The hub of any draft beer system is the draft tower. Standing tall with its gleaming metallic exterior, it’s the final stop for your beer on its journey from keg to tap before it’s dispensed into your glass. When choosing a tower for your draft system, there are several factors to consider, and we’re here to help guide you through that process.
What is a draft beer tower?
A draft tower, also known as a beer tap tower or draft arm, provides an area to mount your draft faucets and is where the faucet connects to the beer line via the faucet shank. The raised tower allows you to fit a glass, pitcher, or growler under the faucet to be filled.
The beer line runs from the keg coupler into the draft tower, which attaches to the end of the shank opposite the faucet. This requires an opening cut into your counter or bar top to mount the tower properly. Most towers require a 3” diameter hole, but this can vary depending on the size and style of your tower. Kegerators typically have an opening for the draft tower at the top of the unit.
Draft beer stored in the lines inside the draft tower can stay chilled through a flow of cool air from the refrigeration unit where the keg is stored up into the tower (known as an air-cooled draft system) or through a mixture of glycol coolant running in a line packaged with the beer line, known as a trunk line (known as a glycol-cooled draft system). Keeping this beer cool is important because it will pour foamy if it gets warm while waiting to be dispensed, which leads to wasted product and a potential mess.
Choosing the right tower for your draft system
There are a couple of things you’ll want to know before selecting your draft tower:
- What kind of draft system do you have?
- How many beers do you want to have on tap?
Most home draft beer enthusiasts own a kegerator, which is known as a direct draw draft system. Kegerators for home use typically use what we refer to as a standard draft beer tower or draft arm that mounts to the top of the refrigerator. This tower style is suitable for serving 1-3 different types of beer at a time, depending on how many kegs your kegerator can hold.

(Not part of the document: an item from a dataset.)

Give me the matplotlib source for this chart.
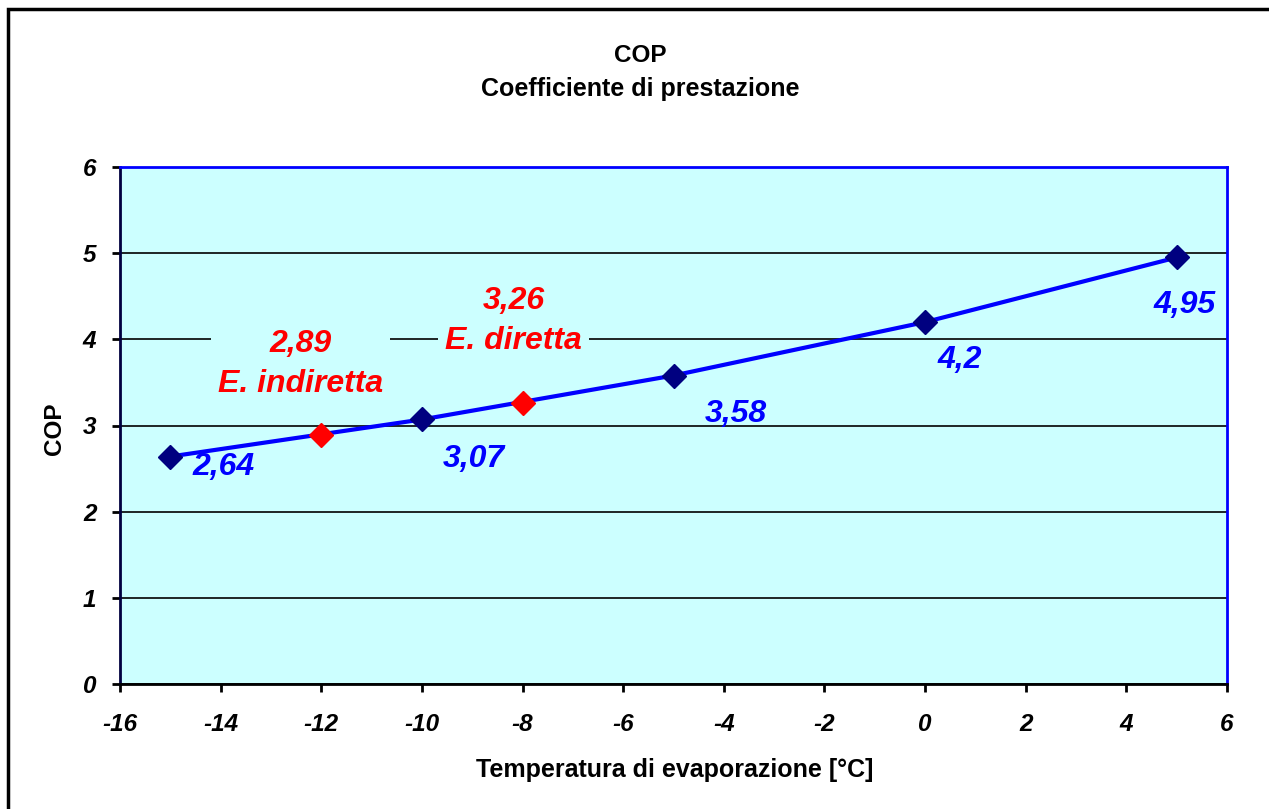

Commercial establishments can also have a direct draw system, whether it's a kegerator stored under a bar or counter or if they have a cooler or refrigerated area adjacent to the point of distribution with the tower and faucets mounted to the adjoining wall. Commercial kegerators and walk-in coolers can hold more kegs than residential units, which allows you to use a tower that can hold more than three taps.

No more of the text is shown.